Ishihara, Skelly — the younger sister to Kim — was second in team points

(23) and scoring (9) and played every single position on the field, except

for goalkeeper. She has already set Viking fitness records as only a ninth

grader. Her versitile skills will make her a formidable player in her next

three years for North.

• Kelsey Penn, South Kitsap - Young and innocent-looking, the sophomore was as tough as they come once the game started. A fearless midfielder, Penn played with a desire and determination that will serve the team well in the future.
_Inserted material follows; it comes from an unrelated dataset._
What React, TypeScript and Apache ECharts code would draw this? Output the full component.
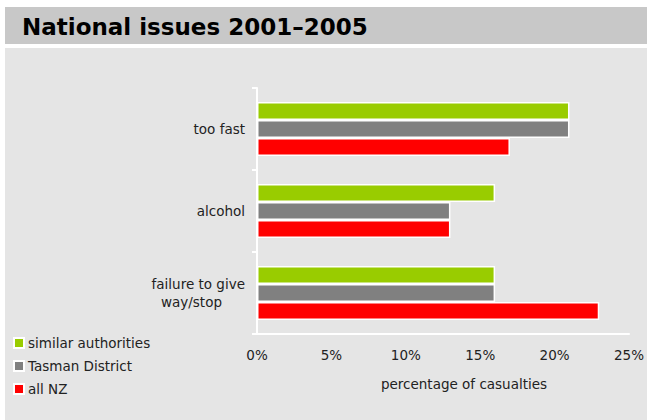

• Brandi Hamre, Central Kitsap – The CK freshman proves that CK will pack a scoring punch for a long time coming. Second on the team in scoring with 38 points, Hamre will be a CK centerpiece to build around.

• Jessica Squires, Klahowya, forward – Led the Eagles to districts with a 7-7-2 overall record. She provided Klahowya with a scoring punch throughout the season. Will return next year to lead team with many returners.